Provided material -
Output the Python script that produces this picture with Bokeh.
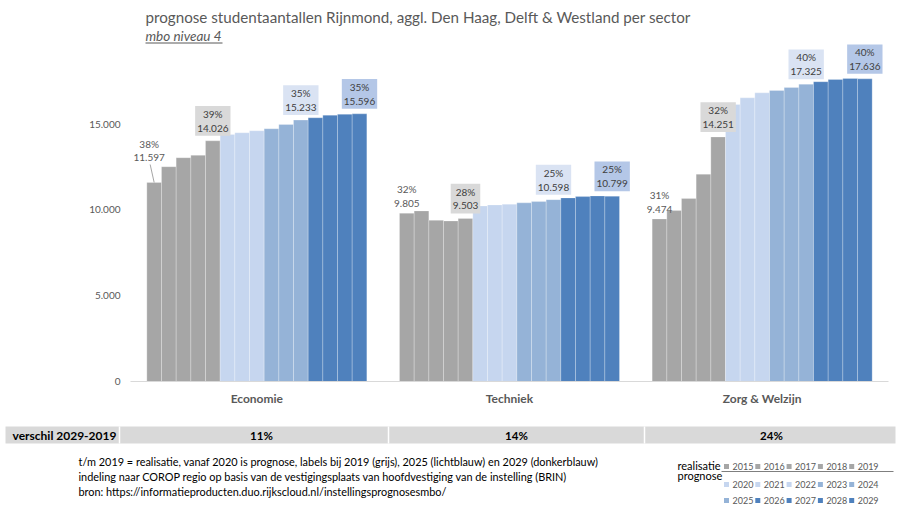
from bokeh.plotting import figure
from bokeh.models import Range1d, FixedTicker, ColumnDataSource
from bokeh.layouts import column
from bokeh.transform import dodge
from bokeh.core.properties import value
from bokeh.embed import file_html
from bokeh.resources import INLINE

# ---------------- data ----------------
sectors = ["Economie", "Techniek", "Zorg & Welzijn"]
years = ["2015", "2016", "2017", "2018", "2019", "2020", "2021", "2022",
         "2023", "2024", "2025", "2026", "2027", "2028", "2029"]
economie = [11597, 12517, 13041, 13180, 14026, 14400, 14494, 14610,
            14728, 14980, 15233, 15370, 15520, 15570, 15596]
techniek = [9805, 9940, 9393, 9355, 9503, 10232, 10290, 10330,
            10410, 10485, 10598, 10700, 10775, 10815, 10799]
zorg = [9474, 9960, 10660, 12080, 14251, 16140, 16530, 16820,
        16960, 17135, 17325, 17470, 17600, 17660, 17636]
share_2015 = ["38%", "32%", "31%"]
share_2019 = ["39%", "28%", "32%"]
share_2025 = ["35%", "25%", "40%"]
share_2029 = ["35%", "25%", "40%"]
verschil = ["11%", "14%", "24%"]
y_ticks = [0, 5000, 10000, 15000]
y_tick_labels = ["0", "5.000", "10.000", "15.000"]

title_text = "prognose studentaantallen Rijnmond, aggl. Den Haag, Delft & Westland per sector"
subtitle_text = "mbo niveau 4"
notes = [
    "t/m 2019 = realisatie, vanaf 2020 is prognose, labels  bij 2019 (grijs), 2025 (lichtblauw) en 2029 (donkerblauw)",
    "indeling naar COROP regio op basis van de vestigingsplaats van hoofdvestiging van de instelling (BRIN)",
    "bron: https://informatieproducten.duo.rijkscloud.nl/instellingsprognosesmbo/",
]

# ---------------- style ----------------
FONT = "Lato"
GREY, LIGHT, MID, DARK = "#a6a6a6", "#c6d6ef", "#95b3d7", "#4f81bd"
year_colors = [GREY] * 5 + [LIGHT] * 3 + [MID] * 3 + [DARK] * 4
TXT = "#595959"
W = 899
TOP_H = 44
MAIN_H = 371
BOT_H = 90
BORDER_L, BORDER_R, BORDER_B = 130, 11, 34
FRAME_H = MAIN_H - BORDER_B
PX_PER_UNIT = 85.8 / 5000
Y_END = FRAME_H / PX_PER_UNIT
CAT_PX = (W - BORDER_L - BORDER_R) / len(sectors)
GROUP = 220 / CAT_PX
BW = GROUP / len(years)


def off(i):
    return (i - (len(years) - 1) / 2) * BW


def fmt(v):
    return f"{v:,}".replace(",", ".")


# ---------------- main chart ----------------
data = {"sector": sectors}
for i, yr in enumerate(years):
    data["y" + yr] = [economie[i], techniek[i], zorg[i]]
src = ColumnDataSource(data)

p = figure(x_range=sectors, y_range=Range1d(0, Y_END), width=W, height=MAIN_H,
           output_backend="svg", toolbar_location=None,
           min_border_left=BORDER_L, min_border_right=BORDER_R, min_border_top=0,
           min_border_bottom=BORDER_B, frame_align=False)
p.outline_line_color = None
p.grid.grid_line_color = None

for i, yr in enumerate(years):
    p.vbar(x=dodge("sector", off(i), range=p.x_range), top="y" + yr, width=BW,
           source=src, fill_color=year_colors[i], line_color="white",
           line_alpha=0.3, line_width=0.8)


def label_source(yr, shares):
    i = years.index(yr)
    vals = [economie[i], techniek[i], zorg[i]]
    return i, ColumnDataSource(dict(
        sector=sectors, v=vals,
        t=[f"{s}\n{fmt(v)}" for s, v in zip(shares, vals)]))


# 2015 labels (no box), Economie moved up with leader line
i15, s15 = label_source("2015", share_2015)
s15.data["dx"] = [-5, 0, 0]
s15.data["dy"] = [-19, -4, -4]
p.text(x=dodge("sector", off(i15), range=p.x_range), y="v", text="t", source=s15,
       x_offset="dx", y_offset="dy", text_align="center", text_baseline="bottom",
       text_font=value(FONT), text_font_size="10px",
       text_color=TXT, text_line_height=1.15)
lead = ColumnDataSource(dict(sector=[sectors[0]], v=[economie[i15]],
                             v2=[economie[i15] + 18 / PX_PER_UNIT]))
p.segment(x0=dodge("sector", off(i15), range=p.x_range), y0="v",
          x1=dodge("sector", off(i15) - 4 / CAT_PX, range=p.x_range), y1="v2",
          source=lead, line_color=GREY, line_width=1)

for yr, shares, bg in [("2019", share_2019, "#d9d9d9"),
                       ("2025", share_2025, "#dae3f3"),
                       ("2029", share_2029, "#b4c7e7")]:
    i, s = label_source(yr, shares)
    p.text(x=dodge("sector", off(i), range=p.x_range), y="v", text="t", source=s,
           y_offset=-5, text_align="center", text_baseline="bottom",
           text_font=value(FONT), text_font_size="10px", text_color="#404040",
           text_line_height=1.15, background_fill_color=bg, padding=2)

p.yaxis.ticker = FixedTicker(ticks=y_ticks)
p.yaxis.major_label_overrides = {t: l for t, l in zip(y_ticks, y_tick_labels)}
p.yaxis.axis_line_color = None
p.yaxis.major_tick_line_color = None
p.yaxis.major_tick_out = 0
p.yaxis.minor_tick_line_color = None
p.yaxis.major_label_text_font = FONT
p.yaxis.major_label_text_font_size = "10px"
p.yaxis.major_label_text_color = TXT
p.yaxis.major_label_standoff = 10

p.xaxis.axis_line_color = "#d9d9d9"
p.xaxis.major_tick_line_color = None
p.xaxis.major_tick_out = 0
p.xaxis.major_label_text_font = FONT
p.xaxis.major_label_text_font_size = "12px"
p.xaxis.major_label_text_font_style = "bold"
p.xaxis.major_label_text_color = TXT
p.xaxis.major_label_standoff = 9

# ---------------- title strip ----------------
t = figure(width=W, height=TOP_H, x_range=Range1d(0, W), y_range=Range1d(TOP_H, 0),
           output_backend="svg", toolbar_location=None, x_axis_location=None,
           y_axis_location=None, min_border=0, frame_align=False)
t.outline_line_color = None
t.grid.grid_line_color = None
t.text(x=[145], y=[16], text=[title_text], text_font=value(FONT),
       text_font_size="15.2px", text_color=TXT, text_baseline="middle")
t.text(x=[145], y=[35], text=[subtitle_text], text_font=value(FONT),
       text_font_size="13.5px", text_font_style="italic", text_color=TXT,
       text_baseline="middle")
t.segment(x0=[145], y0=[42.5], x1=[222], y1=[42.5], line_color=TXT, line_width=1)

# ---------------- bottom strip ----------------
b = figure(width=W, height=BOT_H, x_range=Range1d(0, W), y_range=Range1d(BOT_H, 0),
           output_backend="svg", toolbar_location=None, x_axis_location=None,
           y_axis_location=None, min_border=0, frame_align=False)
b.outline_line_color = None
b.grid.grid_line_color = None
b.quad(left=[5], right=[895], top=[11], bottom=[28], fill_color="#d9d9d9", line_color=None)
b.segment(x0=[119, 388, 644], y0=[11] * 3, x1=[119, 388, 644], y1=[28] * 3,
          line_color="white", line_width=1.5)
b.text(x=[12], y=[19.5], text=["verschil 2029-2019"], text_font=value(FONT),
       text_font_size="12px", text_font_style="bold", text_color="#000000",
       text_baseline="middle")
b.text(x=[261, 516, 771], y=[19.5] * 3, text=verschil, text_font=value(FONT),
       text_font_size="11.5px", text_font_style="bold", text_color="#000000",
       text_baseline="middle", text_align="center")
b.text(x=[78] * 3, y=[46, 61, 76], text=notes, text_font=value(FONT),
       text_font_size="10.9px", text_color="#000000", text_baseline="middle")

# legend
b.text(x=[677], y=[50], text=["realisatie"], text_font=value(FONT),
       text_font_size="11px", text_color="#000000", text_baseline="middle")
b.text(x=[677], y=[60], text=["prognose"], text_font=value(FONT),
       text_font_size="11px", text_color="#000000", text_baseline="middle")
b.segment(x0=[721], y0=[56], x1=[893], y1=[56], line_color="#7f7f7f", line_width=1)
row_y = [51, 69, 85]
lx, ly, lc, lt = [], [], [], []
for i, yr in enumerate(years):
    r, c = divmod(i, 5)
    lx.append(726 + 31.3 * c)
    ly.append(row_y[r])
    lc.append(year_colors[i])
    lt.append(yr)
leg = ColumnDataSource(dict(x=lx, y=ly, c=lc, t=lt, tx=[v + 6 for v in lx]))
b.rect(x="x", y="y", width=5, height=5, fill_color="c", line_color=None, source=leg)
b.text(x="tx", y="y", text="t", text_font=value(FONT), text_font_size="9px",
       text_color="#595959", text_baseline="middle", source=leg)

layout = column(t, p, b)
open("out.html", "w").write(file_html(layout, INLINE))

What you have to do -
Leave the pictures out and please restate exactly the lines running from the start of the material through the one with "from bokeh.resources import INLINE".

Reply -
Output the Python script that produces this picture with Bokeh.
from bokeh.plotting import figure
from bokeh.models import Range1d, FixedTicker, ColumnDataSource
from bokeh.layouts import column
from bokeh.transform import dodge
from bokeh.core.properties import value
from bokeh.embed import file_html
from bokeh.resources import INLINE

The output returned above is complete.